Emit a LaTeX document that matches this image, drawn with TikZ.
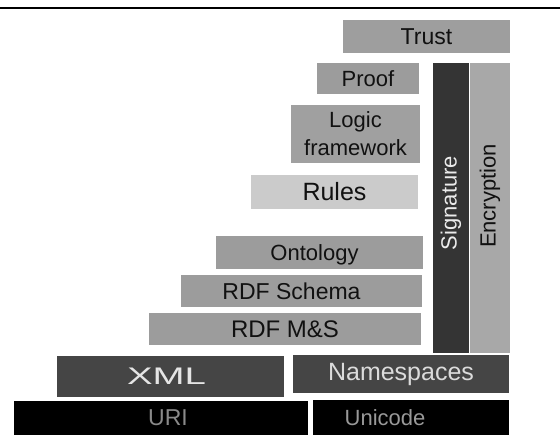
\documentclass[tikz,border=0pt]{standalone}
\usepackage{fontspec}
\setmainfont{Liberation Sans}
\usepackage{graphicx}

\definecolor{midgray}{HTML}{9C9C9C}
\definecolor{lightgray}{HTML}{CBCBCB}
\definecolor{cryptgray}{HTML}{A8A8A8}
\definecolor{darkgray}{HTML}{454545}
\definecolor{siggray}{HTML}{343434}
\definecolor{inkgray}{HTML}{111111}

\tikzset{
  layer/.style={inner sep=0pt, outer sep=0pt, draw=none, align=center,
    text=inkgray, font=\fontsize{22}{28}\selectfont},
}

% \layerbox{name}{x1}{y1}{x2}{y2}{style}{text}
\newcommand\layerbox[7]{%
  \node[layer, minimum width={(#4-#2)*1pt}, minimum height={(#5-#3)*1pt}, #6]
    (#1) at ({(#2+#4)/2},{(#3+#5)/2}) {#7};%
}

\begin{document}
\begin{tikzpicture}[x=1pt, y=-1pt]
  \useasboundingbox (0,0) rectangle (560,435);
  \fill[white] (0,0) rectangle (560,435);

  % rule along the top
  \coordinate (ruleL) at (0,8);
  \coordinate (ruleR) at (560,8);
  \draw[line width=1.6pt, black] (ruleL) -- (ruleR);

  % stack of layers
  \layerbox{trust}{343}{20}{510}{53}{fill=midgray!98!white}{\fontsize{23}{28}\selectfont Trust}
  \layerbox{proof}{317}{63}{419}{94}{fill=midgray}{Proof}
  \layerbox{logic}{291}{105}{420}{163}{fill=midgray!96!white}{Logic\\framework}
  \layerbox{rules}{251}{175}{418}{209}{fill=lightgray}{\fontsize{25}{28}\selectfont Rules}
  \layerbox{onto}{216}{236}{423}{269}{fill=midgray, text depth=0pt}{\hspace*{-10pt}Ontology}
  \layerbox{rdfs}{181}{275}{422}{307}{fill=midgray}{\hspace*{-20pt}\fontsize{23}{28}\selectfont RDF Schema}
  \layerbox{rdfms}{149}{313}{421}{345}{fill=midgray}{\fontsize{24}{28}\selectfont RDF M\&S}

  % security columns
  \layerbox{sig}{433}{63}{469}{353}{fill=siggray, text=white!92!black}{\raisebox{0pt}{\rotatebox{90}{\hspace*{10pt}Signature}}}
  \layerbox{enc}{470}{63}{510}{353}{fill=cryptgray}{\rotatebox{90}{\hspace*{24pt}Encryption}}

  % syntax and base layers
  \layerbox{xml}{57}{356}{284}{397}{fill=darkgray, text=white!90!black}{\hspace*{-8pt}\scalebox{1.6}[1]{\fontsize{24}{28}\selectfont XML}}
  \layerbox{ns}{293}{355}{509}{393}{fill=darkgray, text=white!86!black}{\fontsize{25}{28}\selectfont Namespaces}
  \layerbox{uri}{14}{401}{308}{435}{fill=black, text=black!46}{\hspace*{14pt}\fontsize{23}{28}\selectfont URI}
  \layerbox{uni}{313}{400}{509}{435}{fill=black, text=black!40}{\hspace*{-52pt}Unicode}
\end{tikzpicture}
\end{document}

..............................

● **INSTRUCTION**
Leave the images out, please, and restate each line word for word.

● **ANSWER TO THIS EXERCISE**
Emit a LaTeX document that matches this image, drawn with TikZ.
\documentclass[tikz,border=0pt]{standalone}
\usepackage{fontspec}
\setmainfont{Liberation Sans}
\usepackage{graphicx}

\definecolor{midgray}{HTML}{9C9C9C}
\definecolor{lightgray}{HTML}{CBCBCB}
\definecolor{cryptgray}{HTML}{A8A8A8}
\definecolor{darkgray}{HTML}{454545}
\definecolor{siggray}{HTML}{343434}
\definecolor{inkgray}{HTML}{111111}

\tikzset{
  layer/.style={inner sep=0pt, outer sep=0pt, draw=none, align=center,
    text=inkgray, font=\fontsize{22}{28}\selectfont},
}

% \layerbox{name}{x1}{y1}{x2}{y2}{style}{text}
\newcommand\layerbox[7]{%
  \node[layer, minimum width={(#4-#2)*1pt}, minimum height={(#5-#3)*1pt}, #6]
    (#1) at ({(#2+#4)/2},{(#3+#5)/2}) {#7};%
}

\begin{document}
\begin{tikzpicture}[x=1pt, y=-1pt]
  \useasboundingbox (0,0) rectangle (560,435);
  \fill[white] (0,0) rectangle (560,435);

  % rule along the top
  \coordinate (ruleL) at (0,8);
  \coordinate (ruleR) at (560,8);
  \draw[line width=1.6pt, black] (ruleL) -- (ruleR);

  % stack of layers
  \layerbox{trust}{343}{20}{510}{53}{fill=midgray!98!white}{\fontsize{23}{28}\selectfont Trust}
  \layerbox{proof}{317}{63}{419}{94}{fill=midgray}{Proof}
  \layerbox{logic}{291}{105}{420}{163}{fill=midgray!96!white}{Logic\\framework}
  \layerbox{rules}{251}{175}{418}{209}{fill=lightgray}{\fontsize{25}{28}\selectfont Rules}
  \layerbox{onto}{216}{236}{423}{269}{fill=midgray, text depth=0pt}{\hspace*{-10pt}Ontology}
  \layerbox{rdfs}{181}{275}{422}{307}{fill=midgray}{\hspace*{-20pt}\fontsize{23}{28}\selectfont RDF Schema}
  \layerbox{rdfms}{149}{313}{421}{345}{fill=midgray}{\fontsize{24}{28}\selectfont RDF M\&S}

  % security columns
  \layerbox{sig}{433}{63}{469}{353}{fill=siggray, text=white!92!black}{\raisebox{0pt}{\rotatebox{90}{\hspace*{10pt}Signature}}}
  \layerbox{enc}{470}{63}{510}{353}{fill=cryptgray}{\rotatebox{90}{\hspace*{24pt}Encryption}}

  % syntax and base layers
  \layerbox{xml}{57}{356}{284}{397}{fill=darkgray, text=white!90!black}{\hspace*{-8pt}\scalebox{1.6}[1]{\fontsize{24}{28}\selectfont XML}}
  \layerbox{ns}{293}{355}{509}{393}{fill=darkgray, text=white!86!black}{\fontsize{25}{28}\selectfont Namespaces}
  \layerbox{uri}{14}{401}{308}{435}{fill=black, text=black!46}{\hspace*{14pt}\fontsize{23}{28}\selectfont URI}
  \layerbox{uni}{313}{400}{509}{435}{fill=black, text=black!40}{\hspace*{-52pt}Unicode}
\end{tikzpicture}
\end{document}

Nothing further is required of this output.